The image on the left shows how I am holding the mirror.
The image on the right shows what I am seeing when doing that.
The third way is to mount a large mirror to the back wall of your studio, or put one on wheels. I have done both at various times. When I was using the wall-mount, I framed the mirror in a heavy duty picture frame and installed cross-braces across all four corners. I then mounted to mirror to the wall using large hinges. The mount was on the side of the mirror farthest from my light source. The hinges allowed me to pivot the mirror and in that way I had an easier time correctly positioning myself when using it.
In many ways the wheel mount version was easier to use and it gave me more options for positioning my setup.
Both a wall mounted and wheel mounted setup allows you to do something that the other ways do not and that is, get some distance. This is what I alluded to earlier, relative to the last Leonardo quote.

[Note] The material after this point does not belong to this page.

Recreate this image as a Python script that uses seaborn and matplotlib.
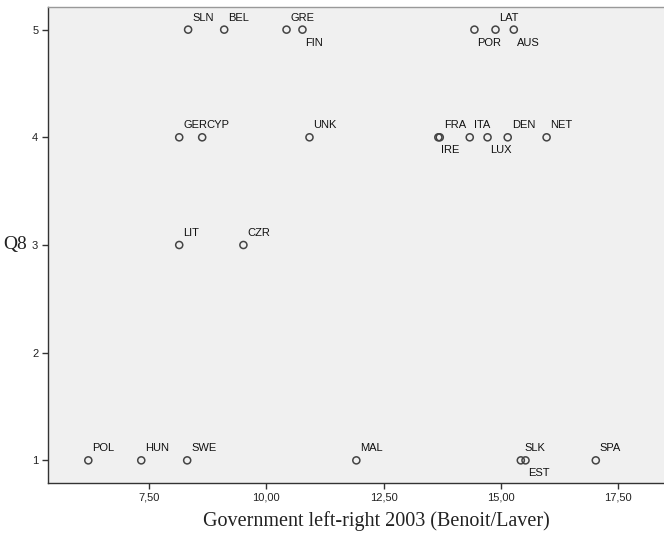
import numpy as np
import pandas as pd
import matplotlib
matplotlib.use("Agg")
import matplotlib.pyplot as plt
import seaborn as sns

# data
countries = ["SLN", "BEL", "GRE", "FIN", "POR", "LAT", "AUS",
             "GER", "CYP", "UNK", "FRA", "IRE", "ITA", "LUX", "DEN", "NET",
             "LIT", "CZR",
             "POL", "HUN", "SWE", "MAL", "SLK", "EST", "SPA"]
gov_lr = [8.33, 9.10, 10.43, 10.77, 14.44, 14.89, 15.28,
          8.14, 8.63, 10.92, 13.70, 13.67, 14.34, 14.72, 15.15, 15.98,
          8.14, 9.51,
          6.20, 7.33, 8.31, 11.92, 15.43, 15.53, 17.03]
q8 = [5, 5, 5, 5, 5, 5, 5,
      4, 4, 4, 4, 4, 4, 4, 4, 4,
      3, 3,
      1, 1, 1, 1, 1, 1, 1]
below = ["FIN", "POR", "AUS", "IRE", "LUX", "EST"]

df = pd.DataFrame({"country": countries, "x": gov_lr, "y": q8})

sns.set_style("white")
plt.rcParams['font.family'] = ['Liberation Sans', 'DejaVu Sans']

fig = plt.figure(figsize=(6.64, 5.4), dpi=100)
# the chart is cropped on the right: axes run a bit past the figure edge
ax = fig.add_axes([0.0723, 0.1056, 0.988, 0.8814])
ax.set_facecolor("#f0f0f0")

sns.scatterplot(data=df, x="x", y="y", ax=ax, marker="o", s=26,
                facecolors="none", edgecolors="#444444", linewidth=1.1)

for c, x, y in zip(countries, gov_lr, q8):
    if c in below:
        off = (3, -13)
    else:
        off = (4, 12)
    ax.annotate(c, (x, y), xytext=off, textcoords="offset pixels",
                ha="left", va="center", fontsize=8, color="#111111")

ax.set_xlim(5.34, 19.34)
ax.set_ylim(0.79, 5.21)
ax.set_xticks([7.5, 10, 12.5, 15, 17.5])
ax.set_xticklabels(["7,50", "10,00", "12,50", "15,00", "17,50"])
ax.set_yticks([1, 2, 3, 4, 5])
ax.tick_params(axis="both", direction="out", length=4, width=1,
               color="#333333", labelsize=8, labelcolor="#222222", pad=3)
ax.tick_params(left=True, bottom=True)

for s in ["left", "bottom"]:
    ax.spines[s].set_color("#333333")
    ax.spines[s].set_linewidth(1)
ax.spines["top"].set_color("#999999")
ax.spines["top"].set_linewidth(1)
ax.spines["right"].set_visible(False)

ax.set_xlabel("Government left-right 2003 (Benoit/Laver)",
              family="Liberation Serif", fontsize=14.5, color="#222222", labelpad=6)
ax.set_ylabel("Q8", family="Liberation Serif", fontsize=14, color="#222222",
              rotation=0, labelpad=12, va="center")

fig.savefig("out.png", dpi=100)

It is also advisable to go some distance away, because then the work appears smaller, and more of it is taken in at a glance, and a lack of harmony or proportion in the various parts and in the colours of the objects is more readily seen.
Leonardo da Vinci
You see, when using a mounted mirror (which is one that you do not have to hold), it is possible to position it and yourself in such a way that you can almost double the distance from your setup. This is both literal and visual distance. The tricky parts are in finding the proper angle of the mirror as well as where to stand. This is not something which is easily explained but has to be experienced. If you have a large enough mirror, give it a try. You might use a spare easel to support it if you would prefer to not mount it on wheels or a wall.
Regardless of which way you choose, you should work from the mirror in the same way as you do when viewing the setup directly. Squinting, flicking your eyes back and forth, etc., are as useful and as important regardless of how the setup is being viewed.
Remember what Solomon said, referencing the mirror cannot be made to frequently.